Source code of charts
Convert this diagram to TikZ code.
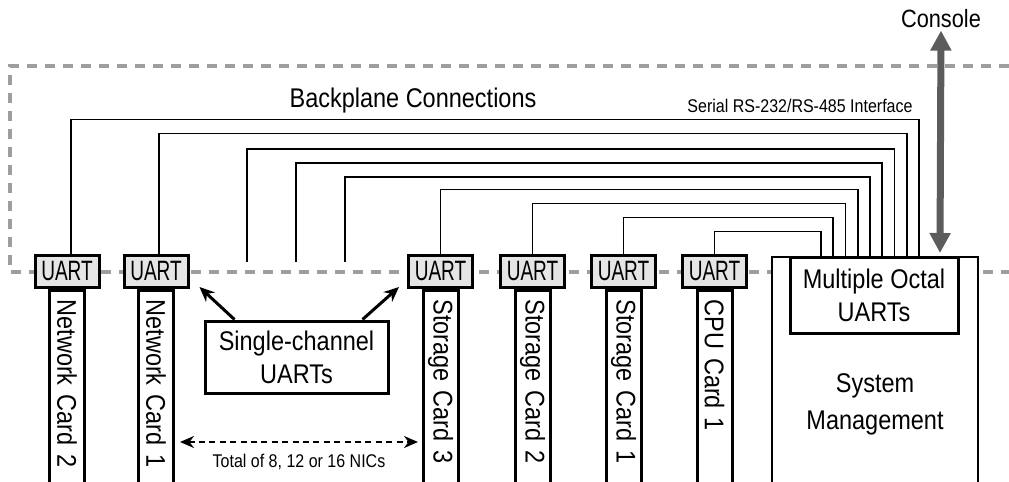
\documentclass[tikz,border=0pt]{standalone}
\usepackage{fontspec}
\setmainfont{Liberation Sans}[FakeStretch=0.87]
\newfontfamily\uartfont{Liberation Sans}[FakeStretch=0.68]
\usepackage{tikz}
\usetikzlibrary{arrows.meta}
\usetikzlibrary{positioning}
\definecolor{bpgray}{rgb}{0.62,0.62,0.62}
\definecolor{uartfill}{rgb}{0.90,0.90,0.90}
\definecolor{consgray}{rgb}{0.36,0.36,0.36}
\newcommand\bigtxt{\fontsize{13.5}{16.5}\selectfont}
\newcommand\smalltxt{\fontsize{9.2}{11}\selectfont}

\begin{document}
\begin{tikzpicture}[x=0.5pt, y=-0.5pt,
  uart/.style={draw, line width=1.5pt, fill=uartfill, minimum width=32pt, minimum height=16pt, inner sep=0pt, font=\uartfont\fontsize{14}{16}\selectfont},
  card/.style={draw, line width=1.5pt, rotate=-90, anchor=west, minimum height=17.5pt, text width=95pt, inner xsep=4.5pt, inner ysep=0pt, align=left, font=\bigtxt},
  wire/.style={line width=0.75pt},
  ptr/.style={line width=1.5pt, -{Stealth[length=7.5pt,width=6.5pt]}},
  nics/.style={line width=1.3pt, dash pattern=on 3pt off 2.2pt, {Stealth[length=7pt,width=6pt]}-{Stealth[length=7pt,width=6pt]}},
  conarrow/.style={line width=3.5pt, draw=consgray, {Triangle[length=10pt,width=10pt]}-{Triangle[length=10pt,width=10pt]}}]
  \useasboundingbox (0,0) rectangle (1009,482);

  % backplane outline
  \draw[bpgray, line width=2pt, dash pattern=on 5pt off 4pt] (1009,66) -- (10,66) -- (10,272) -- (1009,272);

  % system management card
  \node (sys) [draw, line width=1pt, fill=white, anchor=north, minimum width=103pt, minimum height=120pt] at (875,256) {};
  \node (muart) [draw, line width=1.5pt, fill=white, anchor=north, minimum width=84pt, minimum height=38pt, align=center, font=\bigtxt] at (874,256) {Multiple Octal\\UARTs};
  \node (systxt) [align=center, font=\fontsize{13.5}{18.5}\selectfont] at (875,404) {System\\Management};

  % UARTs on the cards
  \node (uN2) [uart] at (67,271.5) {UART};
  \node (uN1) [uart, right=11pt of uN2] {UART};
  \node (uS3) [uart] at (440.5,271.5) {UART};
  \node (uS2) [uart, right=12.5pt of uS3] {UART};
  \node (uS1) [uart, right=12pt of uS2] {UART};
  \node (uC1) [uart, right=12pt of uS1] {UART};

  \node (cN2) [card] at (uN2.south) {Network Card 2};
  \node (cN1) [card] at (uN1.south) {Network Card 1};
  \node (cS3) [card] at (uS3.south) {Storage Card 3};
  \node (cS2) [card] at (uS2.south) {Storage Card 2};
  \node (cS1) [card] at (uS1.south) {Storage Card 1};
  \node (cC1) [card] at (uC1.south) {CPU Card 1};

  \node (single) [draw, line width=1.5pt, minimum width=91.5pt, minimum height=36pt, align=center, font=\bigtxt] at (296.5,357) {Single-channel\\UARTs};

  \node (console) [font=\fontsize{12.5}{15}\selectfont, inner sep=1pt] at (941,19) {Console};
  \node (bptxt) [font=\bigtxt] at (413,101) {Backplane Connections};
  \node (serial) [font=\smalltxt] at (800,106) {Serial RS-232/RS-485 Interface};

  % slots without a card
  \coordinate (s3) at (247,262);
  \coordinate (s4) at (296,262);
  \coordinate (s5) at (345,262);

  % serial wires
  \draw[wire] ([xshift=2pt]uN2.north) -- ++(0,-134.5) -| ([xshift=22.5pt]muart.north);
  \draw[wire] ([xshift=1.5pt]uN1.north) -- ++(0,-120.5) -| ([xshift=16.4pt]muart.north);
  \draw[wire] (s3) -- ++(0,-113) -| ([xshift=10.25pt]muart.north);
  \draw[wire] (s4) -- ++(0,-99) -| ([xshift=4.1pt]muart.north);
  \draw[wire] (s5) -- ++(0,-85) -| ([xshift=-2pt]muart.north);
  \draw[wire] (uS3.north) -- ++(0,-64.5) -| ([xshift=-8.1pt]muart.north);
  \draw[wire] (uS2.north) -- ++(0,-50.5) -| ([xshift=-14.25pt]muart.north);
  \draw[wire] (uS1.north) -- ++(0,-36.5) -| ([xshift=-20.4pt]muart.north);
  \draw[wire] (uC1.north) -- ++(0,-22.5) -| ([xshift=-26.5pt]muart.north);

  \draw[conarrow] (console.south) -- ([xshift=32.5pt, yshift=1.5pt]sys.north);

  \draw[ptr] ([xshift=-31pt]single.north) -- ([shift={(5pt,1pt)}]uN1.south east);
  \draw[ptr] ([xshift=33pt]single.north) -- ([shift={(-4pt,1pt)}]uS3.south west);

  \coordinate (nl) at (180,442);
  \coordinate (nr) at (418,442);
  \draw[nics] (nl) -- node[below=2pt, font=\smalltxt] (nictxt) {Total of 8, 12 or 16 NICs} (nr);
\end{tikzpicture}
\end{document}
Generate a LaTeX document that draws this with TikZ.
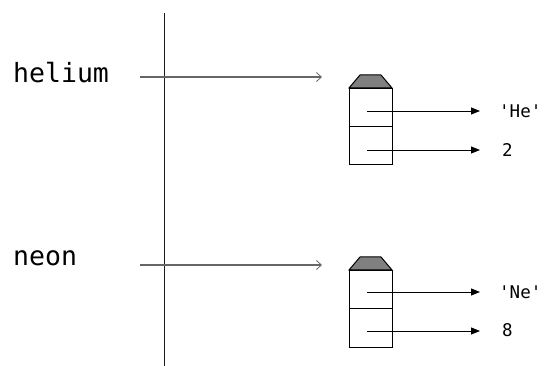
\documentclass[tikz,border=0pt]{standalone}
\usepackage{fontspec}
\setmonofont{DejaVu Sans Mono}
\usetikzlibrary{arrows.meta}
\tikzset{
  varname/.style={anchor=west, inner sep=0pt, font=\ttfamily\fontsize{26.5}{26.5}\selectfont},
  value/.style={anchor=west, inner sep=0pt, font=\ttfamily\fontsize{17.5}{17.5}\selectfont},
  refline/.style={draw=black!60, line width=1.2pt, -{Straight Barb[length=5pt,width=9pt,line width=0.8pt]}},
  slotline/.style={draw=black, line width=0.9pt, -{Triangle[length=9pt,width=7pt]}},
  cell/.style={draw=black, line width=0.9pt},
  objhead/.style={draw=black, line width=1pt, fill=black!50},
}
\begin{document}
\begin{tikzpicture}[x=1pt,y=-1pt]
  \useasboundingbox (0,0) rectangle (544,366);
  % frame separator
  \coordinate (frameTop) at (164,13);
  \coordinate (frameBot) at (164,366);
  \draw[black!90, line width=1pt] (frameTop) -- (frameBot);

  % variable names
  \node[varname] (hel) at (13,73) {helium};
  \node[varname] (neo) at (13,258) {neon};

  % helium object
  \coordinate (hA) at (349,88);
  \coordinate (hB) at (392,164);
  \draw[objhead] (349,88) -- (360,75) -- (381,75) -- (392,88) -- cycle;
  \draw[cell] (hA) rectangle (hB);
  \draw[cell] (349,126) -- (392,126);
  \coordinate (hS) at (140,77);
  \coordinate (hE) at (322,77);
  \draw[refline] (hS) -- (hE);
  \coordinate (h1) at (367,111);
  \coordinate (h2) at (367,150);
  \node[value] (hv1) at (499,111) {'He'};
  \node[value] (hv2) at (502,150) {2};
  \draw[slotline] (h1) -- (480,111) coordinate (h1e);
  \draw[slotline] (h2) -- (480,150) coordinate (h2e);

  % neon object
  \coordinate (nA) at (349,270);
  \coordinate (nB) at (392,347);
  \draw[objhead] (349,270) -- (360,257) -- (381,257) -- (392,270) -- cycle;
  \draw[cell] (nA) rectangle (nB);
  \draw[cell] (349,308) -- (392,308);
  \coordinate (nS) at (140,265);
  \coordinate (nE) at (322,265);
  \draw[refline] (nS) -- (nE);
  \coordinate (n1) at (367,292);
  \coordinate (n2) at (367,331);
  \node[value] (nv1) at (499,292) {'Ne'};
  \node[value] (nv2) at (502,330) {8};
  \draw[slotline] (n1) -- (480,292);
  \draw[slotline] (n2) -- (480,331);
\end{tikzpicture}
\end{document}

▸ **Written instruction**:
Pictures don't belong in the copy. Transcribe every record exactly as it appears.

▸ **Result below**:
Convert this diagram to TikZ code.
\documentclass[tikz,border=0pt]{standalone}
\usepackage{fontspec}
\setmainfont{Liberation Sans}[FakeStretch=0.87]
\newfontfamily\uartfont{Liberation Sans}[FakeStretch=0.68]
\usepackage{tikz}
\usetikzlibrary{arrows.meta}
\usetikzlibrary{positioning}
\definecolor{bpgray}{rgb}{0.62,0.62,0.62}
\definecolor{uartfill}{rgb}{0.90,0.90,0.90}
\definecolor{consgray}{rgb}{0.36,0.36,0.36}
\newcommand\bigtxt{\fontsize{13.5}{16.5}\selectfont}
\newcommand\smalltxt{\fontsize{9.2}{11}\selectfont}

\begin{document}
\begin{tikzpicture}[x=0.5pt, y=-0.5pt,
  uart/.style={draw, line width=1.5pt, fill=uartfill, minimum width=32pt, minimum height=16pt, inner sep=0pt, font=\uartfont\fontsize{14}{16}\selectfont},
  card/.style={draw, line width=1.5pt, rotate=-90, anchor=west, minimum height=17.5pt, text width=95pt, inner xsep=4.5pt, inner ysep=0pt, align=left, font=\bigtxt},
  wire/.style={line width=0.75pt},
  ptr/.style={line width=1.5pt, -{Stealth[length=7.5pt,width=6.5pt]}},
  nics/.style={line width=1.3pt, dash pattern=on 3pt off 2.2pt, {Stealth[length=7pt,width=6pt]}-{Stealth[length=7pt,width=6pt]}},
  conarrow/.style={line width=3.5pt, draw=consgray, {Triangle[length=10pt,width=10pt]}-{Triangle[length=10pt,width=10pt]}}]
  \useasboundingbox (0,0) rectangle (1009,482);

  % backplane outline
  \draw[bpgray, line width=2pt, dash pattern=on 5pt off 4pt] (1009,66) -- (10,66) -- (10,272) -- (1009,272);

  % system management card
  \node (sys) [draw, line width=1pt, fill=white, anchor=north, minimum width=103pt, minimum height=120pt] at (875,256) {};
  \node (muart) [draw, line width=1.5pt, fill=white, anchor=north, minimum width=84pt, minimum height=38pt, align=center, font=\bigtxt] at (874,256) {Multiple Octal\\UARTs};
  \node (systxt) [align=center, font=\fontsize{13.5}{18.5}\selectfont] at (875,404) {System\\Management};

  % UARTs on the cards
  \node (uN2) [uart] at (67,271.5) {UART};
  \node (uN1) [uart, right=11pt of uN2] {UART};
  \node (uS3) [uart] at (440.5,271.5) {UART};
  \node (uS2) [uart, right=12.5pt of uS3] {UART};
  \node (uS1) [uart, right=12pt of uS2] {UART};
  \node (uC1) [uart, right=12pt of uS1] {UART};

  \node (cN2) [card] at (uN2.south) {Network Card 2};
  \node (cN1) [card] at (uN1.south) {Network Card 1};
  \node (cS3) [card] at (uS3.south) {Storage Card 3};
  \node (cS2) [card] at (uS2.south) {Storage Card 2};
  \node (cS1) [card] at (uS1.south) {Storage Card 1};
  \node (cC1) [card] at (uC1.south) {CPU Card 1};

  \node (single) [draw, line width=1.5pt, minimum width=91.5pt, minimum height=36pt, align=center, font=\bigtxt] at (296.5,357) {Single-channel\\UARTs};

  \node (console) [font=\fontsize{12.5}{15}\selectfont, inner sep=1pt] at (941,19) {Console};
  \node (bptxt) [font=\bigtxt] at (413,101) {Backplane Connections};
  \node (serial) [font=\smalltxt] at (800,106) {Serial RS-232/RS-485 Interface};

  % slots without a card
  \coordinate (s3) at (247,262);
  \coordinate (s4) at (296,262);
  \coordinate (s5) at (345,262);

  % serial wires
  \draw[wire] ([xshift=2pt]uN2.north) -- ++(0,-134.5) -| ([xshift=22.5pt]muart.north);
  \draw[wire] ([xshift=1.5pt]uN1.north) -- ++(0,-120.5) -| ([xshift=16.4pt]muart.north);
  \draw[wire] (s3) -- ++(0,-113) -| ([xshift=10.25pt]muart.north);
  \draw[wire] (s4) -- ++(0,-99) -| ([xshift=4.1pt]muart.north);
  \draw[wire] (s5) -- ++(0,-85) -| ([xshift=-2pt]muart.north);
  \draw[wire] (uS3.north) -- ++(0,-64.5) -| ([xshift=-8.1pt]muart.north);
  \draw[wire] (uS2.north) -- ++(0,-50.5) -| ([xshift=-14.25pt]muart.north);
  \draw[wire] (uS1.north) -- ++(0,-36.5) -| ([xshift=-20.4pt]muart.north);
  \draw[wire] (uC1.north) -- ++(0,-22.5) -| ([xshift=-26.5pt]muart.north);

  \draw[conarrow] (console.south) -- ([xshift=32.5pt, yshift=1.5pt]sys.north);

  \draw[ptr] ([xshift=-31pt]single.north) -- ([shift={(5pt,1pt)}]uN1.south east);
  \draw[ptr] ([xshift=33pt]single.north) -- ([shift={(-4pt,1pt)}]uS3.south west);

  \coordinate (nl) at (180,442);
  \coordinate (nr) at (418,442);
  \draw[nics] (nl) -- node[below=2pt, font=\smalltxt] (nictxt) {Total of 8, 12 or 16 NICs} (nr);
\end{tikzpicture}
\end{document}
Generate a LaTeX document that draws this with TikZ.
\documentclass[tikz,border=0pt]{standalone}
\usepackage{fontspec}
\setmonofont{DejaVu Sans Mono}
\usetikzlibrary{arrows.meta}
\tikzset{
  varname/.style={anchor=west, inner sep=0pt, font=\ttfamily\fontsize{26.5}{26.5}\selectfont},
  value/.style={anchor=west, inner sep=0pt, font=\ttfamily\fontsize{17.5}{17.5}\selectfont},
  refline/.style={draw=black!60, line width=1.2pt, -{Straight Barb[length=5pt,width=9pt,line width=0.8pt]}},
  slotline/.style={draw=black, line width=0.9pt, -{Triangle[length=9pt,width=7pt]}},
  cell/.style={draw=black, line width=0.9pt},
  objhead/.style={draw=black, line width=1pt, fill=black!50},
}
\begin{document}
\begin{tikzpicture}[x=1pt,y=-1pt]
  \useasboundingbox (0,0) rectangle (544,366);
  % frame separator
  \coordinate (frameTop) at (164,13);
  \coordinate (frameBot) at (164,366);
  \draw[black!90, line width=1pt] (frameTop) -- (frameBot);

  % variable names
  \node[varname] (hel) at (13,73) {helium};
  \node[varname] (neo) at (13,258) {neon};

  % helium object
  \coordinate (hA) at (349,88);
  \coordinate (hB) at (392,164);
  \draw[objhead] (349,88) -- (360,75) -- (381,75) -- (392,88) -- cycle;
  \draw[cell] (hA) rectangle (hB);
  \draw[cell] (349,126) -- (392,126);
  \coordinate (hS) at (140,77);
  \coordinate (hE) at (322,77);
  \draw[refline] (hS) -- (hE);
  \coordinate (h1) at (367,111);
  \coordinate (h2) at (367,150);
  \node[value] (hv1) at (499,111) {'He'};
  \node[value] (hv2) at (502,150) {2};
  \draw[slotline] (h1) -- (480,111) coordinate (h1e);
  \draw[slotline] (h2) -- (480,150) coordinate (h2e);

  % neon object
  \coordinate (nA) at (349,270);
  \coordinate (nB) at (392,347);
  \draw[objhead] (349,270) -- (360,257) -- (381,257) -- (392,270) -- cycle;
  \draw[cell] (nA) rectangle (nB);
  \draw[cell] (349,308) -- (392,308);
  \coordinate (nS) at (140,265);
  \coordinate (nE) at (322,265);
  \draw[refline] (nS) -- (nE);
  \coordinate (n1) at (367,292);
  \coordinate (n2) at (367,331);
  \node[value] (nv1) at (499,292) {'Ne'};
  \node[value] (nv2) at (502,330) {8};
  \draw[slotline] (n1) -- (480,292);
  \draw[slotline] (n2) -- (480,331);
\end{tikzpicture}
\end{document}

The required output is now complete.